Socialists have often heard this objection as ‘so you want to go back to barter?’ No, we don’t. Socialism will involve the disappearance of money but also the disappearance of all ‘trading’, all buying and selling. As the means for producing wealth (useful things) will be commonly owned so will the wealth produced.

The question will then be, not how to sell it (how can owners sell what they own to themselves?), but how to distribute it, how to share it out. Socialism doesn’t mean going back to barter. It means going forward, now that the technology and skills exist to produce enough for all, to distribution in accordance with the principle of ‘from each their ability, to each their need.’ People co-operate to produce what they need and then have free access to it. Money becomes redundant and does need to be replaced by anything.

Williams then deals with a more subtle defence of capitalism:
‘Capitalism is now the dominant economic model. It’s actually a product of nature, like maths and human song.’
This is the familiar ‘human nature’ objection to socialism. If socialism is unnatural, then capitalism is natural. Actually, capitalism is neither natural nor eternal. It has not always existed but is a product of social and historical evolution. It came into being, in western Europe, in the course of the 15th to 16th century when countries began producing for sale on an outside market that none of them were able to dominate or control but, on the contrary, had to adapt to in order to survive economically. This set in motion a process which led to one group of people (a small minority) acquiring money seeking profitable investment and another group (the vast majority) of landless people seeking to sell their ability to work to get money to buy what they needed to survive.

Capitalism has now spread all over the world.  It  is still a system of production by workers employed for a wage or salary by those who own means of production and working to produce wealth for sale with a view to their profit.

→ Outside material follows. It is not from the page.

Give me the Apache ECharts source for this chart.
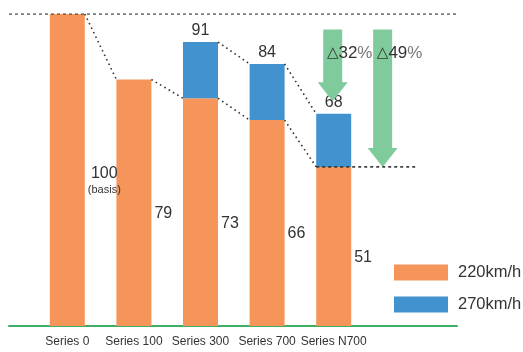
<!DOCTYPE html>
<html>
<head>
<meta charset="utf-8">
<script src="https://cdn.jsdelivr.net/npm/echarts@6/dist/echarts.min.js"></script>
<style>
  html, body { margin: 0; padding: 0; background: #fff; }
  #chart { width: 523px; height: 352px; }
</style>
</head>
<body>
<div id="chart"></div>
<script>
var categories = ['Series 0', 'Series 100', 'Series 300', 'Series 700', 'Series N700'];
var speed220 = [100, 79, 73, 66, 51];
var speed270 = [null, null, 91, 84, 68];
var legendNames = ['220km/h', '270km/h'];
// arrows: [category index, top value, tip value, reduction %]
var arrowCats = [4, 4];
var arrowTop = [95, 95];
var arrowTip = [72, 51];
var arrowPct = [32, 49];

var orange = '#F6955A';
var blue = '#4192CF';
var arrowGreen = '#80CB9B';
var axisGreen = '#3FAF63';
var font = "'Liberation Sans', Arial, Helvetica, sans-serif";
var barWidth = 35;
var arrowShift = [0, 0.75]; // fraction of a band, right of category centre

var chart = echarts.init(document.getElementById('chart'));

// part above the 220km/h bar
var extra270 = speed270.map(function (v, i) { return v == null ? '-' : v - speed220[i]; });

// dotted connectors between neighbouring bar tops
var connectors = [];
for (var i = 0; i < speed220.length - 1; i++) {
    connectors.push([i, speed220[i], speed220[i + 1]]);
}
for (var j = 0; j < speed270.length - 1; j++) {
    if (speed270[j] != null && speed270[j + 1] != null) {
        connectors.push([j, speed270[j], speed270[j + 1]]);
    }
}
var arrowData = arrowCats.map(function (c, k) {
    return [c, arrowTop[k], arrowTip[k], arrowPct[k], arrowShift[k]];
});
var last = speed220.length - 1;

var option = {
    backgroundColor: '#fff',
    animation: false,
    legend: {
        data: legendNames,
        orient: 'vertical',
        left: 394,
        top: 264,
        padding: 0,
        itemWidth: 54,
        itemHeight: 16,
        itemGap: 15,
        icon: 'rect',
        textStyle: { fontSize: 16.5, color: '#333', fontFamily: font, padding: [0, 0, 0, 5] }
    },
    grid: [
        { left: 34, right: 156, top: 14, bottom: 26 },
        { left: 9, right: 66, top: 14, bottom: 26 }
    ],
    xAxis: [
        {
            type: 'category',
            gridIndex: 0,
            data: categories,
            axisLine: { show: false },
            axisTick: { show: false },
            axisLabel: { interval: 0, margin: 10, fontSize: 12, color: '#333', fontFamily: font }
        },
        {
            type: 'value',
            gridIndex: 1,
            min: 0,
            max: 1,
            axisLine: { show: true, onZero: false, lineStyle: { color: axisGreen, width: 2 } },
            axisTick: { show: false },
            axisLabel: { show: false },
            splitLine: { show: false }
        }
    ],
    yAxis: [
        { type: 'value', gridIndex: 0, min: 0, max: 100, show: false },
        { type: 'value', gridIndex: 1, min: 0, max: 100, show: false }
    ],
    series: [
        {
            name: legendNames[0],
            type: 'bar',
            stack: 'total',
            barWidth: barWidth,
            itemStyle: { color: orange },
            data: speed220,
            label: {
                show: true,
                position: 'right',
                distance: 3,
                offset: [0, 11],
                formatter: function (p) {
                    if (p.dataIndex === 0) return '{v|' + p.value + '}\n{b|(basis)}';
                    return '{v|' + p.value + '}';
                },
                rich: {
                    v: { fontSize: 16, color: '#333', fontFamily: font, align: 'center', lineHeight: 18 },
                    b: { fontSize: 11, color: '#333', fontFamily: font, align: 'center', lineHeight: 14 }
                }
            }
        },
        {
            name: legendNames[1],
            type: 'bar',
            stack: 'total',
            barWidth: barWidth,
            itemStyle: { color: blue },
            data: extra270,
            label: {
                show: true,
                position: 'top',
                distance: 3,
                fontSize: 16,
                color: '#333',
                fontFamily: font,
                formatter: function (p) { return speed270[p.dataIndex]; }
            }
        },
        {
            type: 'custom',
            name: 'connectors',
            coordinateSystem: 'cartesian2d',
            encode: { x: 0, y: [1, 2] },
            data: connectors,
            z: 5,
            renderItem: function (params, api) {
                var idx = api.value(0);
                var half = barWidth / 2;
                var p1 = api.coord([idx, api.value(1)]);
                var p2 = api.coord([idx + 1, api.value(2)]);
                return {
                    type: 'line',
                    shape: { x1: p1[0] + half, y1: p1[1], x2: p2[0] - half, y2: p2[1] },
                    style: { stroke: '#333', lineWidth: 1.6, lineDash: [1.6, 3.4] }
                };
            }
        },
        {
            type: 'custom',
            name: 'guide',
            coordinateSystem: 'cartesian2d',
            encode: { x: 0, y: 1 },
            data: [[last, speed220[last]]],
            z: 5,
            renderItem: function (params, api) {
                var p = api.coord([api.value(0), api.value(1)]);
                var band = api.size([1, 0])[0];
                return {
                    type: 'line',
                    shape: { x1: p[0] - barWidth / 2, y1: p[1], x2: p[0] + band * 1.25, y2: p[1] },
                    style: { stroke: '#333', lineWidth: 1.6, lineDash: [3, 3] }
                };
            }
        },
        {
            type: 'custom',
            name: 'arrows',
            coordinateSystem: 'cartesian2d',
            encode: { x: 0, y: [1, 2] },
            data: arrowData,
            z: 4,
            renderItem: function (params, api) {
                var band = api.size([1, 0])[0];
                var top = api.coord([api.value(0), api.value(1)]);
                var tip = api.coord([api.value(0), api.value(2)]);
                var cx = top[0] + band * api.value(4) - 1;
                var shaft = 9.5, head = 15, headLen = 19;
                var pts = [
                    [cx - shaft, top[1]], [cx + shaft, top[1]],
                    [cx + shaft, tip[1] - headLen], [cx + head, tip[1] - headLen],
                    [cx, tip[1]],
                    [cx - head, tip[1] - headLen], [cx - shaft, tip[1] - headLen]
                ];
                return {
                    type: 'group',
                    children: [
                        { type: 'polygon', shape: { points: pts }, style: { fill: arrowGreen } },
                        {
                            type: 'text',
                            x: cx + 17,
                            y: top[1] + 24,
                            z2: 10,
                            style: {
                                text: '{t|△}{n|' + api.value(3) + '}{p|%}',
                                align: 'center',
                                verticalAlign: 'middle',
                                rich: {
                                    t: { fontSize: 15, fill: '#333', fontFamily: "'DejaVu Sans', sans-serif" },
                                    n: { fontSize: 17, fill: '#333', fontFamily: font },
                                    p: { fontSize: 17, fill: '#777', fontFamily: font }
                                }
                            }
                        }
                    ]
                };
            }
        },
        {
            type: 'line',
            name: 'baseline',
            xAxisIndex: 1,
            yAxisIndex: 1,
            symbol: 'none',
            silent: true,
            lineStyle: { color: '#555', width: 1.6, type: [3, 3] },
            data: [[0, speed220[0]], [1, speed220[0]]]
        }
    ]
};
chart.setOption(option);
</script>
</body>
</html>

He mentions Thomas Piketty’s book Capital in the Twenty-First Century which, he says, ‘shows how the gap between rich and poor is widening dangerously’ and adds ‘but even he thinks outright anti-capitalism is nonsense’. He goes on:
‘Most figures of political and intellectual influence agree that his proposals (including a global confiscation tax on the absurdly rich) are unfeasibly idealistic.’
It is not clear whether or not this is another joke at the expense of defenders of capitalism. In any event, it is true that Piketty’s proposals are ‘unfeasible’ as capitalism can’t be reformed to stop the rich getting richer.  That’s a by-product of the accumulation of capital out of profits which is what capitalism is all about.